A registered Aboriginal site has been damaged at one of BHP’s iron ore mines in the Pilbara less than eight months after the mining giant promised not to disturb any sites in the area without “further deep consultation” with the Banjima traditional owners.

The site, a culturally significant rock shelter, was reportedly damaged by a rockfall in late January. It is one of several Banjima sites located in and around BHP’s mining area C near its $4.5bn South Flank iron ore mining operation.

BHP said the heritage site was not part of its current mining operations and the cause of the rockfall was not known. The site was first recorded in 2005.

The Banjima native title Aboriginal corporation (BNTAC) said BHP wrote to them in late January to say there had been a “rockfall impact” to the site.

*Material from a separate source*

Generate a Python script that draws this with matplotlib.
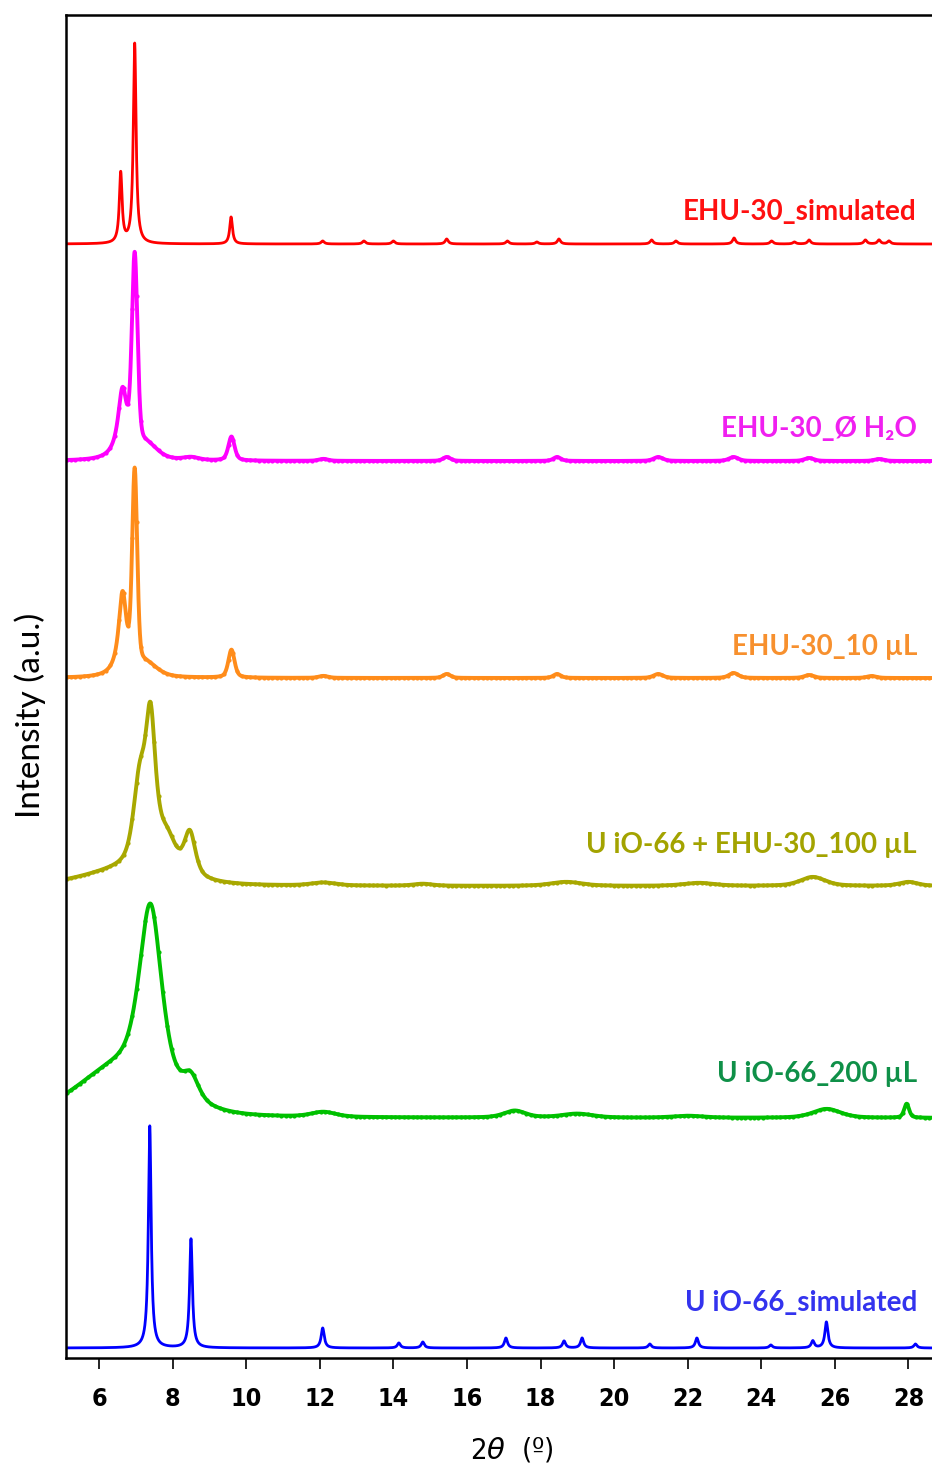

Related: BHP shareholders withdraw resolution on Aboriginal heritage sites after deal struck with traditional owners

In July last year, BHP vowed not to damage 40 Aboriginal heritage sites which it had received ministerial permission to destroy, without “further extensive consultation” with traditional owners. The pledge came after Guardian Australia revealed traditional owners had been legally prevented from speaking publicly about the sites.

BHP was given ministerial consent to destroy them under Western Australia’s outdated Aboriginal heritage laws on 29 March, three days after Rio Tinto blew up a 46,000-year-old Aboriginal site at Juukan Gorge, triggering international condemnation.

“We will not disturb the sites identified without further extensive consultation with the Banjima people,” a BHP spokesman said at the time. “That consultation will be based on our commitment to understanding the cultural significance of the region and on the deep respect we have for the Banjima people and their heritage.”

BHP also announced it would establish a heritage advisory council in partnership with BNTAC.

It is this newly established South Flank Heritage Advisory Council that is now investigating what caused the damage to the rock shelter.

The council met with BHP executives on 11 February, a BNTAC spokesman said, to “clarify the initial report’s details and progress the investigation”. The investigation is ongoing.

BHP’s president of minerals in Australia, Edgar Basto, said he and Western Australia iron ore boss Brandon Craig had met with the Banjima and were “committed to learning from the outcomes of the joint investigation”.

“The relationships we hold with the traditional custodians of the land on which we operate are critically important to BHP,” Basto said.

“Over many years, we have built a strong relationship with the Banjima people based on deep respect for their heritage and their connection to country. This includes the establishment of the Banjima Heritage Advisory Council last year. We will continue to work with the Banjima in a spirit of respect and cooperation.”